In 1926 she enrolled in Royal Holloway College, London, intending to specialise in physics, but switched to mathematics in 1928. She turned down a place at Newnham College Cambridge as the scholarship to Royal Holloway was significantly more generous. During her schooling she was involved in the Choral Society and University Choir along with the Science Discussion Society.

Busbridge graduated in 1929 with first class honours and was the awarded the Sir John Lubbock Prize for best first class honours of all London University Colleges. She continued her education at Royal Holloway, earning a masters with distinction in mathematics in 1933.

==Career==
She began teaching as a demonstrator in mathematics at University College, London in 1933.

She moved to St Hugh's College Oxford in 1935 to teach mathematics alongside Dorothy Wrinch to undergraduates of five women's colleges. Influenced by Madge Adam and Harry Plaskett, she shifted her interest to applications of maths in astronomy and physics.

During the Second World War, her workload increased to take on the education of physicists and engineers at Oxford. Her workload was especially great - not only because other mathematicians at the university were called up for special war service - but also because women formed a higher percentage of the undergraduate population during the war years. She was appointed to a Fellowship of St Hugh's College, Oxford, in 1946 – the first women to be appointed to a college fellowship in mathematics.

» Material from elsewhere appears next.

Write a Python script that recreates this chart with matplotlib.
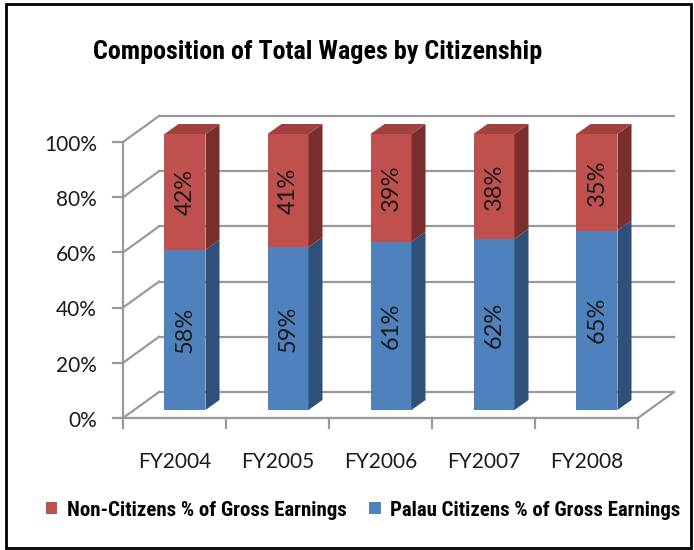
import numpy as np
import matplotlib
matplotlib.use("Agg")
import matplotlib.pyplot as plt
from matplotlib.patches import Polygon, Rectangle, Patch

# chart data
years = ["FY2004", "FY2005", "FY2006", "FY2007", "FY2008"]
palau_pct = [58, 59, 61, 62, 65]
noncit_pct = [42, 41, 39, 38, 35]
series_names = ["Non-Citizens % of Gross Earnings", "Palau Citizens % of Gross Earnings"]
y_ticks = [0, 20, 40, 60, 80, 100]

RED, RED_SIDE, RED_TOP = "#C0504D", "#7A2F2D", "#A3403D"
BLUE, BLUE_SIDE = "#4F81BD", "#2F5078"
GRID = "#9a9a9a"
NARROW = ["Roboto Condensed", "Liberation Sans Narrow", "Roboto", "DejaVu Sans"]

W, H = 694, 550
PX_X = 103.0   # pixels per category
PX_Y = 2.76    # pixels per percent
X0, Y0 = 123, 418   # front-left corner of floor in pixels

fig = plt.figure(figsize=(W / 100, H / 100), dpi=100)
ax = fig.add_axes([0, 0, 1, 1])
ax.set_xlim(-X0 / PX_X, (W - X0) / PX_X)
ax.set_ylim((Y0 - H) / PX_Y, Y0 / PX_Y)
ax.axis("off")


def off(dx_px, dy_px):
    return dx_px / PX_X, dy_px / PX_Y


n = len(years)
wall_dx, wall_dy = off(36, 26)

# back wall + left wall gridlines
for v in y_ticks:
    ax.plot([wall_dx, n + wall_dx], [v + wall_dy, v + wall_dy], color=GRID, lw=1.6, zorder=1)
    ax.plot([0, wall_dx], [v, v + wall_dy], color=GRID, lw=1.6, zorder=1)
# floor
ax.plot([0, n, n + wall_dx], [0, 0, wall_dy], color=GRID, lw=1.6, zorder=1)
# vertical axis with ticks
ax.plot([0, 0], [0, 100], color=GRID, lw=1.6, zorder=1)
tick_len = 10 / PX_X
for v in y_ticks:
    ax.plot([-tick_len, 0], [v, v], color=GRID, lw=1.6, zorder=1)
    ax.text(-26 / PX_X, v - 1, f"{v}%", ha="right", va="center",
            fontsize=15, family="Lato", color="#1a1a1a")
for i in range(n + 1):
    ax.plot([i, i], [0, -10 / PX_Y], color=GRID, lw=1.6, zorder=1)
for i, yr in enumerate(years):
    ax.text(i + 0.5, -44 / PX_Y, yr, ha="center", va="center",
            fontsize=15, family="Lato", color="#1a1a1a")

# 3D stacked bars
shift_dx, shift_dy = off(10.5, 8)
bar_w = 41 / PX_X
depth_dx, depth_dy = off(14, 10)
x = np.arange(n) + 0.5 + shift_dx

for i in range(n):
    segs = [(shift_dy, palau_pct[i], BLUE, BLUE_SIDE, None),
            (shift_dy + palau_pct[i], noncit_pct[i], RED, RED_SIDE, RED_TOP)]
    xl, xr = x[i] - bar_w / 2, x[i] + bar_w / 2
    for bottom, val, front, side, top in segs:
        ax.bar(x[i], val, bottom=bottom, width=bar_w, color=front, lw=0, zorder=3)
        y1 = bottom + val
        ax.add_patch(Polygon([(xr, bottom), (xr + depth_dx, bottom + depth_dy),
                              (xr + depth_dx, y1 + depth_dy), (xr, y1)],
                             closed=True, fc=side, ec="none", zorder=3))
        if top is not None:
            ax.add_patch(Polygon([(xl, y1), (xl + depth_dx, y1 + depth_dy),
                                  (xr + depth_dx, y1 + depth_dy), (xr, y1)],
                                 closed=True, fc=top, ec="none", zorder=3))
        ax.text(x[i], bottom + val / 2, f"{val}%", rotation=90, ha="center", va="center",
                fontsize=17, family="Lato", color="#1a1a1a", zorder=4)

# title
fig.text(318 / W, 1 - 52 / H, "Composition of Total Wages by Citizenship",
         ha="center", va="center", fontsize=18.8, fontweight="bold", family=NARROW)

# legend
handles = [Patch(fc=RED, ec="none"), Patch(fc=BLUE, ec="none")]
fig.legend(handles, series_names, ncol=2, loc="center",
           bbox_to_anchor=(363 / W, 1 - 510 / H), frameon=False,
           handlelength=0.55, handleheight=0.55, handletextpad=0.45, columnspacing=1.1,
           prop={"family": NARROW, "weight": "bold", "size": 15})

# outer frame
fig.patches.append(Rectangle((6 / W, 2 / H), 685 / W, 544 / H, transform=fig.transFigure,
                             fill=False, ec="black", lw=2))

fig.savefig("out.png", dpi=100)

In 1962, she was awarded a Doctor of Science degree by Oxford. She was also a Fellow of the Royal Astronomical Society.

She was president of the Mathematical Association for 1964.

Busbridge's work included integral equations and radiative transfer. She was highly regarded as a lecturer and tutor, attending to her students' educational and personal needs. She retired from Oxford in 1970, and became one of the early tutors and developers of courses at the Open University, teaching Lebesgue integration and tutoring complex analysis.

Ida Busbridge died on 27 December 1988. A funeral service was held on 9 January 1989 in the church in Keston, where her ashes were later interred, and a memorial service was held at St Hugh's College Oxford on 25 February 1989. The principal, Rachel Trickett, quoted Dorothy Wrinch in describing Ida Busbridge as ‘quite simply the best woman mathematician I’ve ever met: brilliant and yet so capable and unassuming’.

== Commemoration ==
In 1983, a former student made a donation of £280,000 to endow the Ida Busbridge fellowship in mathematics at St Hugh's.

Ida Busbridge's biography was published by the Oxford Dictionary of National Biography on 13 August 2020 as part of their collection of biographies of astronomers and mathematicians.